A Luis Enrique Rodó le duró poco la vida. En 1917, su cadáver, el de un hombre solo, fue hallado en un hotel de Palermo, Italia, en donde se malpasó sus últimos tiempos como corresponsal de un impreso bonaerense. Sin embargo, los 45 años que transcurrió por estos lares le alcanzaron para dejar huella. En 1900 había publicado el ensayo que lo marcaría de por vida y para el porvenir, Ariel, el profético alegato contra Calibán, símbolo de la sinrazón, el egoísmo, el utilitarismo y la ceguera que acaba siendo la reducción de la vida a la consecución de un objetivo único. Casi una década después, José Enrique Rodó publica Los motivos de Proteo, un texto pertinente para aquellos que en estos moribundos días del año andan esbozando en su cabeza propósitos de cambio.

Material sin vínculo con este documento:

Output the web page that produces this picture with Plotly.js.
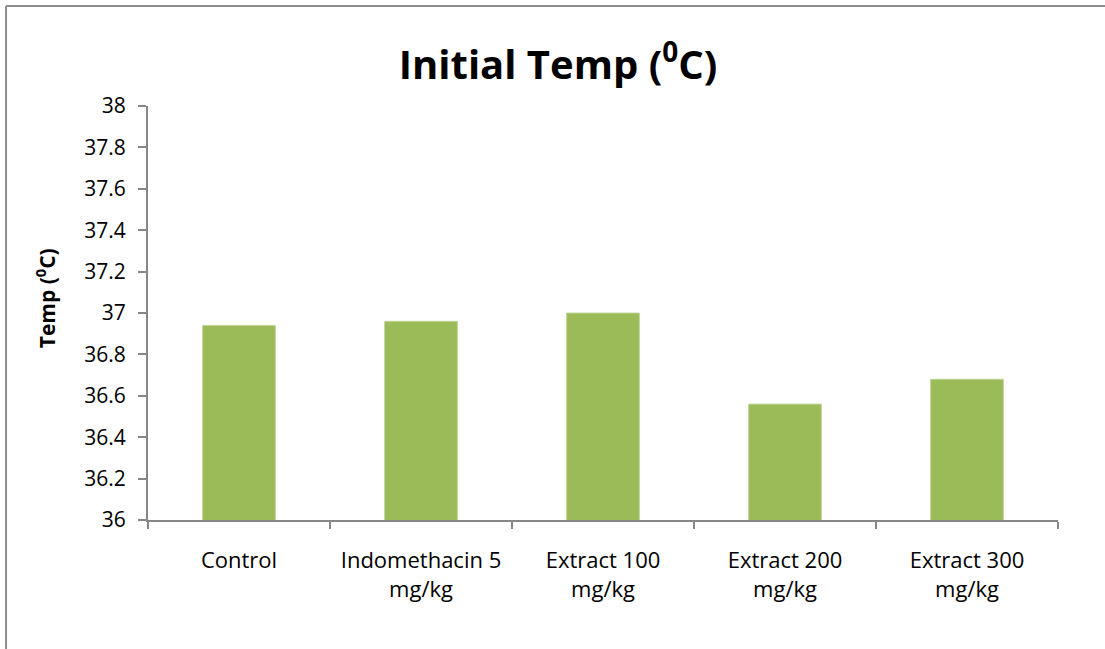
<!DOCTYPE html>
<html>
<head>
<meta charset="utf-8">
<script src="https://cdn.plot.ly/plotly-3.0.1.min.js"></script>
<style>html,body{margin:0;padding:0;background:#fff;}#chart{width:1105px;height:649px;}</style>
</head>
<body>
<div id="chart"></div>
<script>
var categories = ["Control", "Indomethacin 5<br>mg/kg", "Extract 100<br>mg/kg", "Extract 200<br>mg/kg", "Extract 300<br>mg/kg"];
var temps = [36.94, 36.96, 37.0, 36.56, 36.68];
var yTicks = [36, 36.2, 36.4, 36.6, 36.8, 37, 37.2, 37.4, 37.6, 37.8, 38];
var yTickText = ["36", "36.2", "36.4", "36.6", "36.8", "37", "37.2", "37.4", "37.6", "37.8", "38"];
var yTitle = "<b>Temp (<sup>0</sup>C)</b>";

var font = "'Open Sans', Lato, sans-serif";
var axisColor = "#878787";

var trace = {
  type: "bar",
  x: categories,
  y: temps,
  marker: {color: "#9bbb59", line: {color: "#c3d69b", width: 1}},
  width: 0.4,
  hoverinfo: "x+y"
};

var layout = {
  width: 1105,
  height: 649,
  margin: {l: 148, r: 47, t: 106, b: 129},
  paper_bgcolor: "#ffffff",
  plot_bgcolor: "#ffffff",
  showlegend: false,
  title: {
    text: "<b>Initial Temp (<sup>0</sup>C)</b>",
    font: {family: font, size: 40, color: "#000"},
    x: 0.505, xanchor: "center",
    y: 0.9, yanchor: "middle"
  },
  xaxis: {
    type: "category",
    showline: true, linecolor: axisColor, linewidth: 2,
    ticks: "outside", tickson: "boundaries", ticklen: 7, tickcolor: axisColor, tickwidth: 2,
    tickfont: {family: font, size: 22, color: "#000"},
    ticklabelstandoff: 20,
    showgrid: false, zeroline: false,
    fixedrange: true
  },
  yaxis: {
    range: [36, 38],
    tickvals: yTicks, ticktext: yTickText,
    showline: true, linecolor: axisColor, linewidth: 2,
    ticks: "outside", ticklen: 8, tickcolor: axisColor, tickwidth: 2,
    tickfont: {family: font, size: 21, color: "#000"},
    ticklabelstandoff: 8,
    showgrid: false, zeroline: false,
    fixedrange: true
  },
  annotations: [
    {text: yTitle, xref: "paper", yref: "paper", x: -0.113, y: 0.536, xanchor: "center", yanchor: "middle",
     textangle: -90, showarrow: false, font: {family: font, size: 21, color: "#000"}}
  ],
  shapes: [
    {type: "line", xref: "paper", yref: "paper", x0: -0.156, x1: -0.156, y0: -0.35, y1: 1.2415, line: {color: "#8c8c8c", width: 2}},
    {type: "line", xref: "paper", yref: "paper", x0: -0.156, x1: 1.1, y0: 1.2415, y1: 1.2415, line: {color: "#8c8c8c", width: 2}}
  ]
};

Plotly.newPlot("chart", [trace], layout, {displayModeBar: false, staticPlot: true});
</script>
</body>
</html>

El modernista uruguayo expresa así la idea rectora de todo el ensayo: "Cada uno de nosotros es  sucesivamente, no uno, sino muchos". De ahí el título que el helenista montevideano otorga a su rosario de reflexiones: Proteo, dios marino hijo de Océano y Tetis, habitaba en las aguas cercanas a la isla de Faros, y tenía el súper poder de mutar a su antojo. De hecho, Proteo, no solamente era capaz de tomar la forma de lo que le viniera en gana, también lo sabía todo, lo acontecido en el pasado y lo que acaecerá en el futuro. Un anciano profeta que obtuvo tamaños dones nada más por desempeñar bien un rol muy menor: pastorear las focas de Poseidón. En el Olimpo, la servidumbre escasea...

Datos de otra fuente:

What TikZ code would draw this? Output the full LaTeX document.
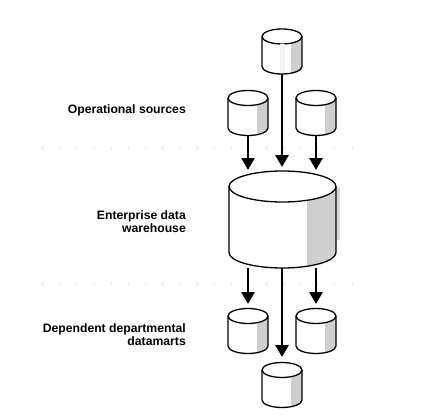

Nuestro devenir a través del tiempo implica transmutación constante, y la corriente del cambio nos recorre enteramente, por dentro y por fuera: "cosa ninguna pasa en vano dentro de ti; no hay impresión que no deje en tu sensibilidad la huella de su paso; no hay imagen que no estampe una copia de sí en el fondo inconsciente de tus recuerdos". Rodó no ahorra metáforas para machacar sobre la vorágine del movimiento constante, la inacabada permuta del uno en lo otro: "El dientecillo oculto que roe en lo hondo de tu alma; la gota de agua que cae a compás en sus antros oscuros; el gusano de seda que teje allí hebras sutilísimas, no se dan tregua ni reposo, y sus operaciones concordes a cada instante te matan, te rehacen, te destruyen, te crean..." Rodó cree que ante la fuerza del cambio no existe alternativa alguna, sin embargo su planteamiento acarrea el optimismo del pensamiento clásico: el hombre puede y debe ser uno durante el tiempo, intentando siempre imponer cierta dirección a su vida, a su identidad, con los estribos de la razón y la voluntad.

Los motivos de Proteo se integra por 158 pequeños apartados, todos ellos susceptibles de ser leídos y comprendidos modularmente. Sólo por la pulida prosa de Rodó conviene su lectura, su estudio y emulación incluso; agrego que, sin llegar a ser nunca un texto críptico, obliga a que uno vaya y venga al diccionario, a la enciclopedia. Argumento extra: googolealo y encontrarás en pocos click varias versiones en línea gratuitas.

¿Adelgazar, hacer ejercicio, titularse, dejar la soltería o divorciarse....? Eso qué..., propónte mejor propónte leer... Protéico 2014.